District 111, the only other district that previously had enrolled one of the CHC students, notified the facility in September that it would no longer pay to educate that student because “the family has yet to prove residency for this school year,” according to the suit.

District 147 has since refused to enroll that student and the two CHC students who just came of school age this year, the suit alleges.

With District 147 no longer an enrollment option, the Children’s Habilitation Center sought out the districts where each student’s legal guardian was last known to reside and asked those districts to enroll the student, according to the suit.

West Aurora School District 129, Burbank School District 111, Iroquois County School District 9 in Watseka, Frankfort School District 157C and Chicago Public Schools have all declined to enroll the student or students whose legal guardian’s last known address is within their jurisdiction, the suit alleges.

“It’s all about money from the districts’ perspective,” said Christopher Grohman, an attorney for the Children’s Habilitation Center. “They’re each pointing the finger at each other and saying it’s their responsibility, and the kids get caught in the crossfire.”

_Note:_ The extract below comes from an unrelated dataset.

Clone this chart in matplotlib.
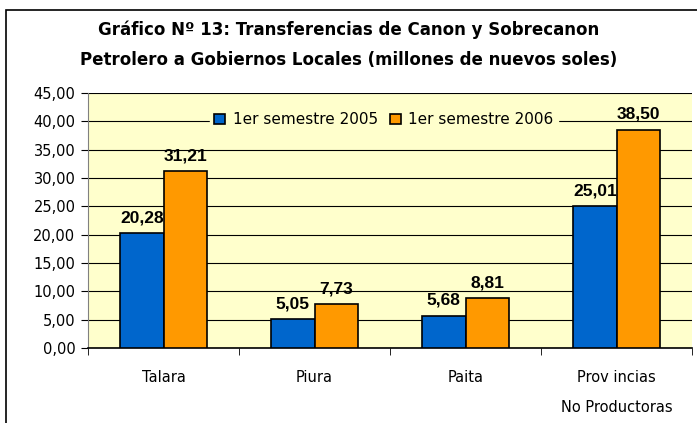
import numpy as np
import matplotlib
matplotlib.use('Agg')
import matplotlib.pyplot as plt
from matplotlib.patches import Rectangle

categories = ['Talara', 'Piura', 'Paita', 'Prov incias\nNo Productoras']
sem_2005 = [20.28, 5.05, 5.68, 25.01]
sem_2006 = [31.21, 7.73, 8.81, 38.50]
labels = ['1er semestre 2005', '1er semestre 2006']
yticks = [0, 5, 10, 15, 20, 25, 30, 35, 40, 45]

BLUE = '#0066CC'
ORANGE = '#FF9900'
BG = '#FFFFCC'

fig = plt.figure(figsize=(6.97, 4.23), dpi=100)
# outer frame of the chart
fig.patches.append(Rectangle((6 / 697, -0.05), 1.1, 1 - 10 / 423 + 0.05,
                             transform=fig.transFigure, fill=False,
                             edgecolor='black', linewidth=1.2))

ax = fig.add_axes([88 / 697, 1 - 348 / 423, 604 / 697, 255 / 423])
ax.set_facecolor(BG)

x = np.arange(len(categories))
w = 0.287
b1 = ax.bar(x - w / 2, sem_2005, w, color=BLUE, edgecolor='black', linewidth=1.2,
            label=labels[0], zorder=3)
b2 = ax.bar(x + w / 2, sem_2006, w, color=ORANGE, edgecolor='black', linewidth=1.2,
            label=labels[1], zorder=3)

for bars in (b1, b2):
    for r in bars:
        v = r.get_height()
        ax.text(r.get_x() + r.get_width() / 2, v + 1.95, f'{v:.2f}'.replace('.', ','),
                ha='center', va='baseline', fontsize=12.5, fontweight='bold',
                family='Liberation Sans', zorder=4)

ax.set_xlim(-0.5, len(categories) - 0.5)
ax.set_ylim(0, 45)
ax.set_yticks(yticks)
ax.set_yticklabels([f'{v:.2f}'.replace('.', ',') for v in yticks], fontsize=10.5)
ax.yaxis.grid(True, color='black', linewidth=0.8, zorder=0)
ax.set_axisbelow(True)

ax.set_xticks(x)
ax.set_xticklabels(categories, fontsize=10.5, linespacing=2.2)
ax.tick_params(axis='x', length=0, pad=16)
ax.set_xticks(np.arange(len(categories) + 1) - 0.5, minor=True)
ax.tick_params(axis='x', which='minor', length=5, color='black')
ax.tick_params(axis='y', length=5, color='black', pad=4)

for s in ['top', 'right']:
    ax.spines[s].set_visible(False)
ax.spines['left'].set_color('#808080')
ax.spines['bottom'].set_color('black')
ax.spines['bottom'].set_linewidth(1.2)

leg = ax.legend(loc='center', bbox_to_anchor=(0.49, 0.895), ncol=2, frameon=True,
                fontsize=11, handlelength=0.7, handleheight=0.7, handletextpad=0.5,
                columnspacing=0.8, borderpad=0.3)
leg.get_frame().set_facecolor(BG)
leg.get_frame().set_edgecolor(BG)
leg.get_frame().set_alpha(1)
leg.set_zorder(5)

fig.text(0.5, 1 - 30 / 423, 'Gráfico Nº 13: Transferencias de Canon y Sobrecanon',
         ha='center', va='center', fontsize=12, fontweight='bold')
fig.text(0.5, 1 - 60 / 423, 'Petrolero a Gobiernos Locales (millones de nuevos soles)',
         ha='center', va='center', fontsize=12, fontweight='bold')

fig.savefig('out.png', dpi=100, facecolor='white')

By law, when a dispute over a student’s district of residence occurs, ISBE’s superintendent is supposed to review the case and make the final call, Grohman said.

The Children’s Habilitation Center officials claimed in their suit that they have twice written ISBE asking the agency to intervene in this matter, but that ISBE has refused to make district determinations for the 11 students.

Grohman said he understood why local districts wouldn’t want to pay to educate the students, but that “somebody has to do it.”

He said CHC had continued to educate the 11 students as the dispute drags on, but could not do so indefinitely.

“Without payment from the School Districts for these Students, CHC will soon be without educational funds to pay its teachers and other staff,” the suit claimed.

The facility’s operators estimate that without compensation from the districts they will run out of money to educate the students by Nov. 15.

CHC has requested that a judge immediately issue a preliminary injunction requiring District 147 to enroll and pay for all 11 students and participate in IEP meetings for the students to “preserve the status quo,” as the court case plays out.